Pluralism, a stratagem born of weakness (the early nationalist elite had no other way of demonstrating that they represented anyone but themselves), became the cornerstone of Indian political practice, because it legitimised the compromises essential for keeping hundreds of jostling identities aboard the good ship India.
This was the ultimate political goal: to keep the diversity of a subcontinent afloat in a democratic ark. Everything else was negotiable.
Balancing of interests
The political culture of the republic consisted of the balancing of special interests, procrastination, equivocation, pandering, tokenism and selective affirmative action: in a word, democratic politics.
Gender, language, religious identity, class and caste were all pressed into India's political mill, but no single identity or principle was used consistently enough to satisfy its champions.
It is a political culture that worked, approximately but demonstrably.
Not only did it work, it allowed Indians a worldview born out of their own political experience.
The reason India is so important to the history and practice of democracy is its success in making a system of representative government work in a bewilderingly diverse country
For example, when a "people" elsewhere asks for self-determination (the Kurds, the Eelam Tamils, the Basques) an Indian should ask, what for?
If the point of self-determination is to allow a "People" to become a hegemonic majority in its own right, an Indian is entitled to say that whatever its rhetorical power, self-determination does not seem like an emancipatory or interesting or original political idea.
If a state with a majority of Kurds or Tamils is to be premised on Kurdishness or Tamilness, better that it not exist at all because Indians know from their own history that pluralist democracies can be worked despite terrible violence and they also know where ethnic nationalisms lead.
The reason India is so important to the history and practice of democracy is its success in making a system of representative government work in a bewilderingly diverse country.
This achievement liberates the idea of democracy from specific cultural contexts and subverts a certain sort of political argument.
For example, to excuse the failed occupation of Iraq, some western opinion-formers cite the presence of three distinct communities, Shias, Sunnis and Kurds. A country odd enough to be home to such a variety of peoples is, in their minds, an artificial state with arbitrary boundaries, doomed to disintegrate.
Under this argument, Iraq cannot make it as a democracy or even a nation because it is too poor or too fractious or too diverse.
If India didn't exist, no-one would have the imagination to invent it.
Possible threat
In the absence of India, the prejudices about the non-West that Western policy makers and pundits peddle for a living, would pass for wisdom.
The only foreseeable threat to India's democratic future is the possibility that a political party like the Bharatiya Janata Party (BJP) might ride a wave of majoritarian sentiment to become the default party of government.

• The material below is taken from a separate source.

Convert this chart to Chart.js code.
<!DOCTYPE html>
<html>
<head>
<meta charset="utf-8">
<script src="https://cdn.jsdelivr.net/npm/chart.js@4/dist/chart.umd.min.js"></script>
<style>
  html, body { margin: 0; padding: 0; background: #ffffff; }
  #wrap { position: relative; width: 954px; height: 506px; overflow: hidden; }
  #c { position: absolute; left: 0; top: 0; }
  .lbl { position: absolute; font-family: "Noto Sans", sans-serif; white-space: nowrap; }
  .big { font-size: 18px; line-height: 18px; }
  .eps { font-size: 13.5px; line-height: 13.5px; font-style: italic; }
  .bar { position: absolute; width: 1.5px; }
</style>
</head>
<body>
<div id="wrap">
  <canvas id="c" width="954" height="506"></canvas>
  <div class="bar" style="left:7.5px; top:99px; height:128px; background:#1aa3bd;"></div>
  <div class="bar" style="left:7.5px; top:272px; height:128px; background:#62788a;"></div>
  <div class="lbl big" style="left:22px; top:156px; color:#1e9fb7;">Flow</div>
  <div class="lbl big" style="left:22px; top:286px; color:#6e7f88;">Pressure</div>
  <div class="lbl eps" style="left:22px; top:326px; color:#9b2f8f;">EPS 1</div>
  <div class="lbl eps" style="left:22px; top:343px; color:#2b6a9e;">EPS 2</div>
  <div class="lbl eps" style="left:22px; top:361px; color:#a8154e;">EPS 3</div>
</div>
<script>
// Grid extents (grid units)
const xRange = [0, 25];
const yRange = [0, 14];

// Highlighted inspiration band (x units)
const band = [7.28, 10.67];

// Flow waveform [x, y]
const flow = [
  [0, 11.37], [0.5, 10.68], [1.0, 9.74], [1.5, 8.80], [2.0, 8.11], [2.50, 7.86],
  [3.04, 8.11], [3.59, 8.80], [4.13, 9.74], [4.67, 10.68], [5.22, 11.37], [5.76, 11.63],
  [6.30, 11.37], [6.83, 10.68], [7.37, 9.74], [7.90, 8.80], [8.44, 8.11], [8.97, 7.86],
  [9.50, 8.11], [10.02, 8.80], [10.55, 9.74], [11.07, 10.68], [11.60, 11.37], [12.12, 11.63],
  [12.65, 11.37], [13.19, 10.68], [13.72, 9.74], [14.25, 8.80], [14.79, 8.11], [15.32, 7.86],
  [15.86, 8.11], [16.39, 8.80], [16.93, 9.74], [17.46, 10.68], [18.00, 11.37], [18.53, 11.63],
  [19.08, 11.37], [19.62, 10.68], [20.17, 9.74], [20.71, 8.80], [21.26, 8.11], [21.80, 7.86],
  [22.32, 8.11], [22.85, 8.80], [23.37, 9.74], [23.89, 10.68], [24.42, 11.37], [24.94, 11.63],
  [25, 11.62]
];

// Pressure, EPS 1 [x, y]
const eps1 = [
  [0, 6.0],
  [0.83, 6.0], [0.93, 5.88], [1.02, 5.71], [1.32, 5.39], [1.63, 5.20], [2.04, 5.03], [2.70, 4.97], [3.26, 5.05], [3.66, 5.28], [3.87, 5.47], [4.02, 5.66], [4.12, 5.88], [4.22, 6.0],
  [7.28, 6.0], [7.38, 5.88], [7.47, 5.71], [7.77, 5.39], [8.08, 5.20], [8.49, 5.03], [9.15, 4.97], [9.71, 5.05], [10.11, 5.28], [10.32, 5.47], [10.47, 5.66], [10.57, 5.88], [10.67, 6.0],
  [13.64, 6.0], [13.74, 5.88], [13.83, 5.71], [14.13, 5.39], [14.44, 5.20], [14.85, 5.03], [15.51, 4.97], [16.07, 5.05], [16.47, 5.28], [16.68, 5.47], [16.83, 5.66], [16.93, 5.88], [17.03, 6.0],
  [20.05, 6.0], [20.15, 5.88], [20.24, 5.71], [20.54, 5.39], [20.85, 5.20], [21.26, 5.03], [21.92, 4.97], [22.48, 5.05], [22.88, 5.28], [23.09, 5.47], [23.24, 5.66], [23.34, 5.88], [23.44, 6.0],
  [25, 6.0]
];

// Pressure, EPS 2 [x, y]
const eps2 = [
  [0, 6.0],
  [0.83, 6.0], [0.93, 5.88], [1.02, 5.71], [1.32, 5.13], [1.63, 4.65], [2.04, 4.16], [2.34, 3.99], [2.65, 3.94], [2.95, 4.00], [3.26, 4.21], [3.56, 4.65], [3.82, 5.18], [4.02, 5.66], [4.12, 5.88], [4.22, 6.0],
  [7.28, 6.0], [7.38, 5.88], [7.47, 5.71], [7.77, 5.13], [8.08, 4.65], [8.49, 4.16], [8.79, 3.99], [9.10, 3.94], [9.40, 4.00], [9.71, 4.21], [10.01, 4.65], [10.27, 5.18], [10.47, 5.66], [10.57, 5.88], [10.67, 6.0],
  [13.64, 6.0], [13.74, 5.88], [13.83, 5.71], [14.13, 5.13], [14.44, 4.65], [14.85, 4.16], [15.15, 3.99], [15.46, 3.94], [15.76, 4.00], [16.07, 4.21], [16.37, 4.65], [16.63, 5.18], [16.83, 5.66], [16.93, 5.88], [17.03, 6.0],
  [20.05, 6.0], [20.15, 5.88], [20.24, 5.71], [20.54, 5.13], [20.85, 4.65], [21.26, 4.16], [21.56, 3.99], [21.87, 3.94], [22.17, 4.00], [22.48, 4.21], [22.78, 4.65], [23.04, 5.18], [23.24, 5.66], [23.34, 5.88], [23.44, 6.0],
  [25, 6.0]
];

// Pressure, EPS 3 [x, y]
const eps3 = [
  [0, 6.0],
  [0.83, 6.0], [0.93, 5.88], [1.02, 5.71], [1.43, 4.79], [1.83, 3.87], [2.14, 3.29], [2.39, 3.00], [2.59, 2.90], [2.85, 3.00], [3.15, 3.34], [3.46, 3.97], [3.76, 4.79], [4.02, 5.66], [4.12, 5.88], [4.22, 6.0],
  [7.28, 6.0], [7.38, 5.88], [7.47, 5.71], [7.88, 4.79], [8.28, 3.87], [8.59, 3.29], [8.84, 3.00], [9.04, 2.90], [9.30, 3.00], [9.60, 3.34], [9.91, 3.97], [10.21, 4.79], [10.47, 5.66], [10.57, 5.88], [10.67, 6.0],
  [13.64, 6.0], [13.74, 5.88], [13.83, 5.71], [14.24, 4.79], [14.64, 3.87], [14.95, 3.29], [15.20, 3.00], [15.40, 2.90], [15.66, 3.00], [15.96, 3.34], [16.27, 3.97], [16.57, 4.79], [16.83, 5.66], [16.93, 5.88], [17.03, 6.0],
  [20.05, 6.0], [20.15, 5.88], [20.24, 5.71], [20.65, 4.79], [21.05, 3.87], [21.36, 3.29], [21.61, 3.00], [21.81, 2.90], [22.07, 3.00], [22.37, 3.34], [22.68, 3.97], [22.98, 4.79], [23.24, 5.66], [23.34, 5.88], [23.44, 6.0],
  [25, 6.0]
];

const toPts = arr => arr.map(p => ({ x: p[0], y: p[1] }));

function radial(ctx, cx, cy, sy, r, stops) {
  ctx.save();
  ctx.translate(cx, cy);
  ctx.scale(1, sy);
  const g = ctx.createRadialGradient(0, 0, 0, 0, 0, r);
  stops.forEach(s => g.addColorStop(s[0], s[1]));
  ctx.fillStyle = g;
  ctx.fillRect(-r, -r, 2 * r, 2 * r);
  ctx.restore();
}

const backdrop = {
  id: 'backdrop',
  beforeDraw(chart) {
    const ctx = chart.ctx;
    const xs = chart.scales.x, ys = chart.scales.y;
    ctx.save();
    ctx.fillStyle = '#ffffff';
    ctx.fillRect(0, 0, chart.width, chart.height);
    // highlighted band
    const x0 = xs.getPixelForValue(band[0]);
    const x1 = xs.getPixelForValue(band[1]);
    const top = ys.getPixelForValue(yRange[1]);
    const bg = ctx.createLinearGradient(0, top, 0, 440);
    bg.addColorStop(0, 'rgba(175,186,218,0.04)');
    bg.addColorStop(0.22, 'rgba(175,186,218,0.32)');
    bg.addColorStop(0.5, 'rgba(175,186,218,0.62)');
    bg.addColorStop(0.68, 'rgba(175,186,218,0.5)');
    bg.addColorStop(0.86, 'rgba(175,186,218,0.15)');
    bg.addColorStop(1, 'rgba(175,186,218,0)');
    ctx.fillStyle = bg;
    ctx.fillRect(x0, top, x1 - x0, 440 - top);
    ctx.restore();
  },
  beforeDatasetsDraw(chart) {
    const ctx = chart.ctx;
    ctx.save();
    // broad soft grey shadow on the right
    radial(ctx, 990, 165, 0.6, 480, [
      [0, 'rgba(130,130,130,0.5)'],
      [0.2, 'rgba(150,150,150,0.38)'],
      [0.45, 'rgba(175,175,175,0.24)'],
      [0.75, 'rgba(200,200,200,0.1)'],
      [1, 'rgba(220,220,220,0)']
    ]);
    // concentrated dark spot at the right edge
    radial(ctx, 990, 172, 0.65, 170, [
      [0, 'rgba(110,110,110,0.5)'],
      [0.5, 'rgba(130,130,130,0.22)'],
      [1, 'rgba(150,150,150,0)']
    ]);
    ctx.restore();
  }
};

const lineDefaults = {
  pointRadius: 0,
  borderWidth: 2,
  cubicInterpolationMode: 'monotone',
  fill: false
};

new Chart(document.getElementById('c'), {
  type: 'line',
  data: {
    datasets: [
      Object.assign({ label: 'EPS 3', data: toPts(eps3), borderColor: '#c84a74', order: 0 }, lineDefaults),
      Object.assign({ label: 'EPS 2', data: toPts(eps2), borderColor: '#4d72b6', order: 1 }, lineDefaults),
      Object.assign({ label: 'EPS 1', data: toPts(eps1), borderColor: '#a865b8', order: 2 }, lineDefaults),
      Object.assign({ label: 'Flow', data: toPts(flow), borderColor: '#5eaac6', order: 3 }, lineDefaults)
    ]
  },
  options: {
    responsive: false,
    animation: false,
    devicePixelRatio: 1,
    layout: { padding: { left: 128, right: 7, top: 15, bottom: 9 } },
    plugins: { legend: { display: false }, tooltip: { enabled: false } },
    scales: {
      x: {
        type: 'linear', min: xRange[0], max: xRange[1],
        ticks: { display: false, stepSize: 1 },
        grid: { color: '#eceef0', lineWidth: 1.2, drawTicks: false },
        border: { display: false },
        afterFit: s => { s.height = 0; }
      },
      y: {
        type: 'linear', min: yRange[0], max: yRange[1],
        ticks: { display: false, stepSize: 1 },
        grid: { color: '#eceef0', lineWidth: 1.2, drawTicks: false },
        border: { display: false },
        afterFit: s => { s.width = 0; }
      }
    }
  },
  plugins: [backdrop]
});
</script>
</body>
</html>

Hindu nationalists pose a danger to India's plurality
This would threaten India's carefully built pluralist democracy because the BJP, despite its nativist rhetoric, ironically favours a European nationalist idiom, where the nation is home to a majority people.
In India's case, this would be the Hindus. If the BJP and its ideological preferences become entrenched in the Indian state, the ethnic violence that has torn Sri Lanka apart could be replicated on a sub-continental scale.
That is unlikely to happen.
A BJP-led coalition governed India for an entire parliamentary term and failed to make the demographic majority of Hindus a political reality. The republic's statutes and the rulings of their authorised interpreter, the Supreme Court, make it nearly impossible for political parties to fundamentally alter the basic structure of the constitution.
Besides, the diversity of the electorate forces India's ruling coalitions into such complex electoral arithmetic that the pluralism so crucial to the Republic's well-being is safe for the foreseeable future.